Rescue of locomotor impairment in dopamine D2 receptor-deficient mice by an adenosine A2A receptor antagonist.

In Parkinson's disease a degeneration of dopaminergic neurons of the nigrostriatal pathway is observed. Loss of dopaminergic regulation of striatal neuron activity results in altered motor functions. Adenosine A2A (A2AR) and dopamine D2 (D2R) receptors are colocalized in striatal medium spiny neurons. It has been proposed that adenosine binding to A2AR lowers the affinity of dopamine for D2R, thus modulating the function of this receptor. Absence of D2R in knockout mice (D2R-/-) results in impaired locomotion and coordinated movements. This indicates that absence of dopamine in Parkinson's disease might principally affect D2R-mediated effects with regard to locomotor functions. A2AR-selective antagonists have been demonstrated to have anti- parkinsonian activities in various models of Parkinson's disease in rodents and nonhuman primates.
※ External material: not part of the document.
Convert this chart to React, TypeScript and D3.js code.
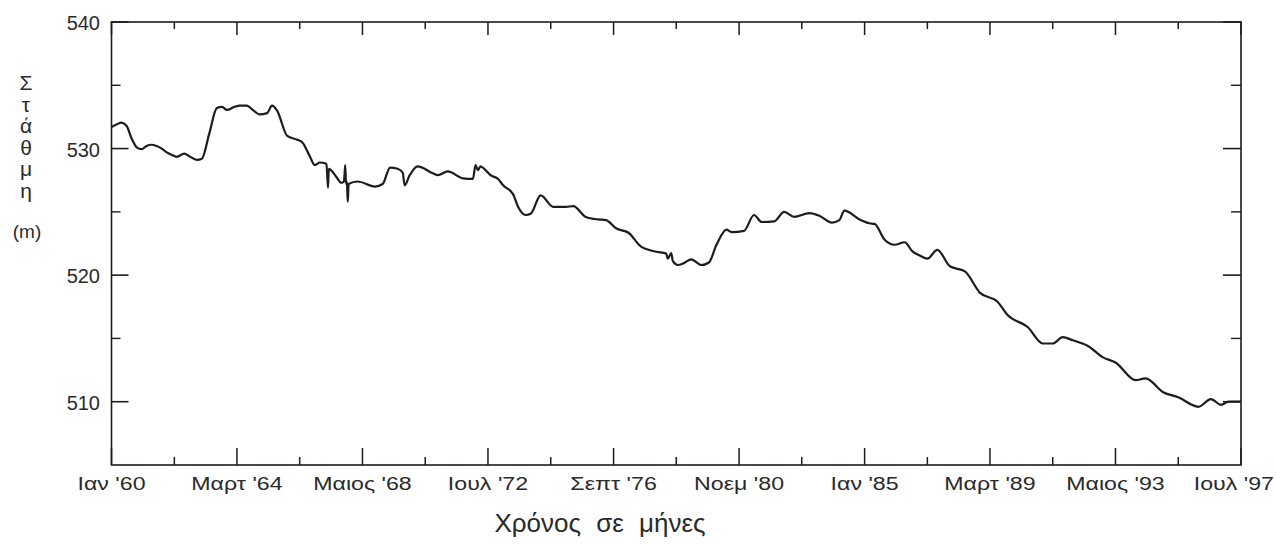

In this article, D2R-/- mice were used to explore the possibility that an A2AR antagonist might reestablish their motor impairment. Interestingly, blockade of A2AR rescues the behavioral parameters altered in D2R-/- mice. In addition, the level of expression of enkephalin and substance P, which were altered in D2R-/-, were also reestablished to normal levels after A2AR antagonist treatment. These results show that A2AR and D2R have antagonistic and independent activities in controlling neuronal and motor functions in the basal ganglia. They also provide evidence that selective A2AR antagonists can exhibit their anti-parkinsonian activities through a nondopaminergic mechanism.[1]